Fall fiscal update isn't about course correction: Economist
Finance Minister Bill Morneau announced a series of measures in a fiscal update Wednesday aimed at addressing Canadian business leaders’ concerns over Canada’s eroding competitiveness on the global stage.
The federal government unveiled $14 billion worth of corporate tax breaks over the next six years, along with measures to allow businesses to write-off capital investments faster than before.
Morneau’s fiscal update, however, is drawing both praise and criticism. Some experts say the government is now even further away from balancing the budget, while others are warning that the business incentives are not enough to help sectors like the struggling oil patch.
Here’s how experts on BNN Bloomberg are reacting to the federal government’s plan:
“What worries me as a former finance minister is you can’t be blase about how you’re ever going to get back to balance, when you’re running deficits that are so enormous. If you think back to [Jean Chretien] and [Paul Martin], and how hard it was for them to work out of the difficult situation they were in at that time. They had to cut everything – cut transfers to provinces, cut programming, cut, cut, cut … I’m telling you, we’re setting up a situation here. If we’re talking $18 billion to $19 billion deficits, that’s going to be very difficult to crawl out of.”
Carole Taylor, former B.C. finance minister
“I don’t really think incentives to invest through accelerated depreciation is going to change the investment picture in the oil patch, particularly given what oil prices have done recently. But on the margin, when we look outside the resource sector, we have a lot of businesses operating at full capacity … So, businesses do have an increasing need to invest, and today’s announcement around appreciated depreciation on the margin will help or encourage some businesses to do some additional investment. But, it’s not going to lead economic forecasters like myself to really change our economic outlook.”
Craig Alexander, partner and chief economist, Deloitte
“I also feel the proposal of accelerated depreciation, while useful for a number of companies at this point, is really not the best response for a much more competitive tax system. In fact, I think this is a really inadequate response… It will have some impact, but not really addressing all the issues that we need to deal with in terms of competitiveness.”
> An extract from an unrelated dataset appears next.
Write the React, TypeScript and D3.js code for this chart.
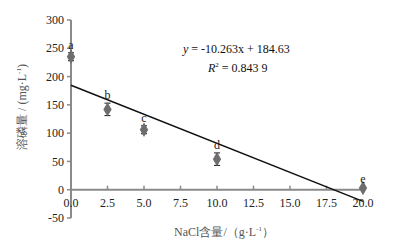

Jack Mintz, president’s fellow at the School of Public Policy, University of Calgary
“There should have been specific reference to the situation we’re facing in our energy sector and a commitment to get our resources to market. I’m disappointed as well that there isn’t a clear strategy to bring the books back into balance. But, there are other elements that are positive. The accelerated write-offs go beyond what were anticipated, and the other area where there’s real progress being made is in terms of regulatory reform.”
Perrin Beatty, CEO, Canadian Chamber of Commerce
“I was frankly pleasantly surprised. What it says to me is the government does understand in what it means to be in a competitive environment globally, and that not taking any actions would have been crazy quite frankly. But, the actions that they did take, of course, it’s going to dominate headlines, and people will see this as some big reward for business. The reality is businesses are going to be able to invest in our economy. They’re going to be able to invest in innovation, they’re going to be able to invest in infrastructure. They’re going to be able to, most importantly, create jobs. That’s the fiduciary duty of the government, next to our national security.”
Goldie Hyder, president and CEO, Business Council of Canada
“We’re importing oil from Venezuela and Saudi Arabia when we’ve got discounted oil in Calgary. And quite simply, pipelines are a safe and effective way to move new product, and I’d sooner see that product coming from Western Canada than coming from outside foreign countries.”